| Data segment |
+-------+
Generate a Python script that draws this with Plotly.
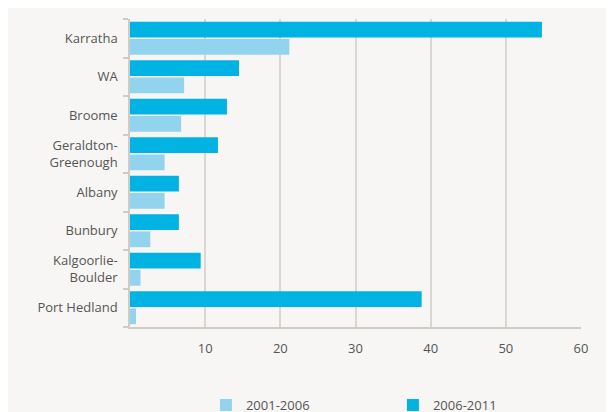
import plotly.graph_objects as go

categories = ["Karratha", "WA", "Broome", "Geraldton-<br>Greenough", "Albany",
              "Bunbury", "Kalgoorlie-<br>Boulder", "Port Hedland"]
series_2001_2006 = [21.2, 7.2, 6.8, 4.6, 4.6, 2.7, 1.4, 0.8]
series_2006_2011 = [54.8, 14.5, 12.9, 11.7, 6.5, 6.5, 9.4, 38.8]
x_ticks = [10, 20, 30, 40, 50, 60]

fig = go.Figure()
fig.add_trace(go.Bar(y=categories, x=series_2001_2006, orientation="h",
                     name="2001-2006", marker=dict(color="#92D3EE", line=dict(width=0))))
fig.add_trace(go.Bar(y=categories, x=series_2006_2011, orientation="h",
                     name="2006-2011", marker=dict(color="#00B3E2", line=dict(width=0))))

font_family = "Open Sans, Noto Sans, sans-serif"
fig.update_layout(
    width=614, height=412,
    margin=dict(l=122, r=41, t=11, b=93),
    paper_bgcolor="#F7F6F4", plot_bgcolor="#F7F6F4",
    barmode="group", bargap=0.11, bargroupgap=0.08,
    font=dict(family=font_family, size=13, color="#555555"),
    showlegend=True,
    legend=dict(orientation="h", x=0.583, xanchor="center",
                yref="container", y=0.036, yanchor="middle",
                font=dict(size=13, color="#555555"), entrywidth=142,
                bgcolor="rgba(0,0,0,0)"),
    xaxis=dict(range=[0, 60], tickvals=x_ticks, showgrid=True, gridcolor="#DAD6D2",
               gridwidth=1.5, zeroline=False, showline=True, linecolor="#CFCBC7",
               linewidth=1.5, ticks="", tickfont=dict(size=13, color="#555555"),
               ticklabelstandoff=9, automargin=False, fixedrange=True),
    yaxis=dict(categoryorder="array", categoryarray=categories[::-1],
               showgrid=False, showline=True, linecolor="#CFCBC7", linewidth=1.5,
               ticks="outside", ticklen=5, tickcolor="#CFCBC7", tickwidth=1.5,
               tickson="boundaries", ticklabelstandoff=8, automargin=False,
               tickfont=dict(size=13, color="#555555")),
)

fig.write_html("out.html")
+-------+
| Exercise requirements |
Begin at the first line of the data above and repeat each line exactly, stopping after the line containing "import plotly.graph_objects as go". Omit the pictures.

| Written reply |
Generate a Python script that draws this with Plotly.
import plotly.graph_objects as go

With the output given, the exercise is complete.